Coming soon to GMail: See who is accessing your mail - ratsbane
http://gmailblog.blogspot.com/2008/07/remote-sign-out-and-info-to-help-you.html
This is absolutely brilliant.  It's been done on the web before but rarely and usually not so well.  Of course, it's the same thing you get on logging into a shell account and using "w" or "last" but doing it on the web is really a big deal.  Every web site with access control should provide some sort of log like this.  It seems like a simple enough idea but why isn't everyone doing it?
======
ratsbane
This seems like such a simple and fundamental idea, why isn't every web site
with access control doing it? I'm sure it's been done on the web before but
rarely and usually not so well.
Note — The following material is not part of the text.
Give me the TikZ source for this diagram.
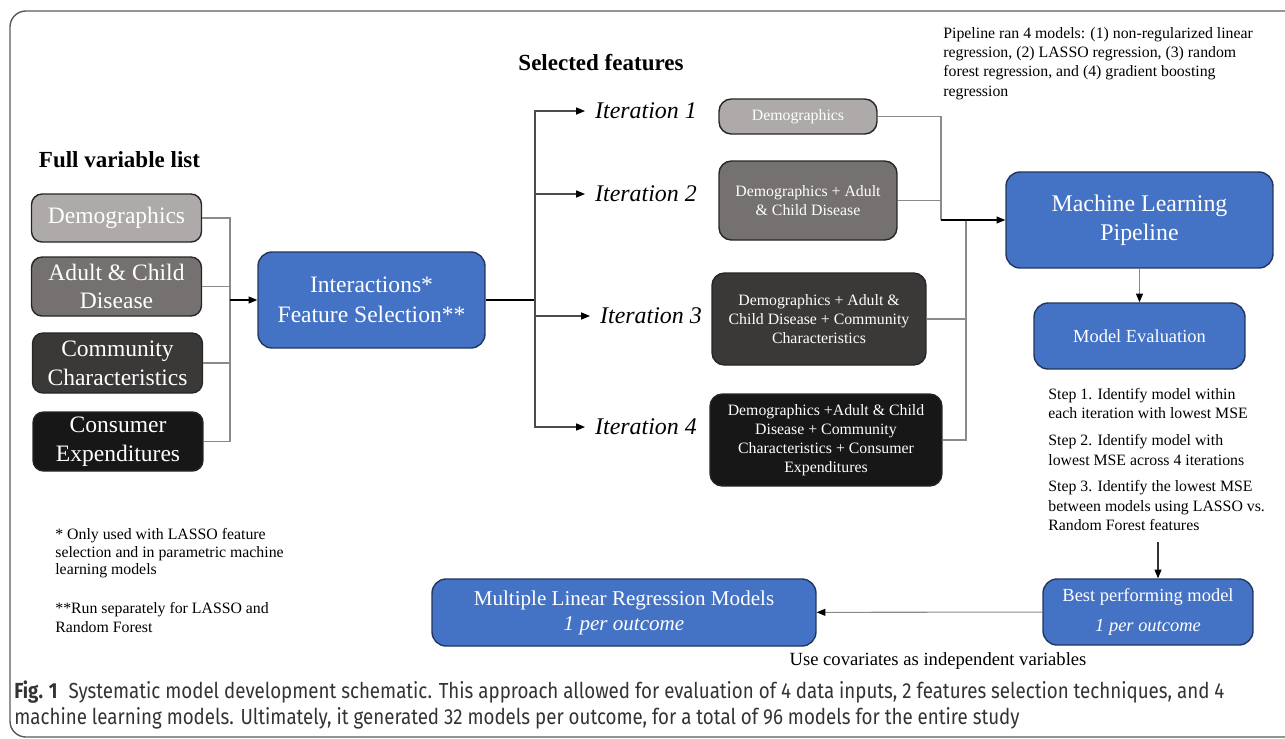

Of course, it's the same thing you get on
logging into a shell account and using "w" or "last" but doing it on the web
is really a big deal.

I particularly wish the bank/credit card web sites I use would give me an
access log instead of doing things like asking you tell them who your fourth-
grade teacher was or whatever when you switch computers or making you change
passwords every ninety days.

------
utefan001
I have been waiting for yahoo to do this for a long time. It makes me wonder
why yahoo and microsoft cannot come up with cool (yet obvious) things like
this first.

Does anyone know if this is something the IETF (Internet Engineering Task
Force) could make a part of the internet authentication standard?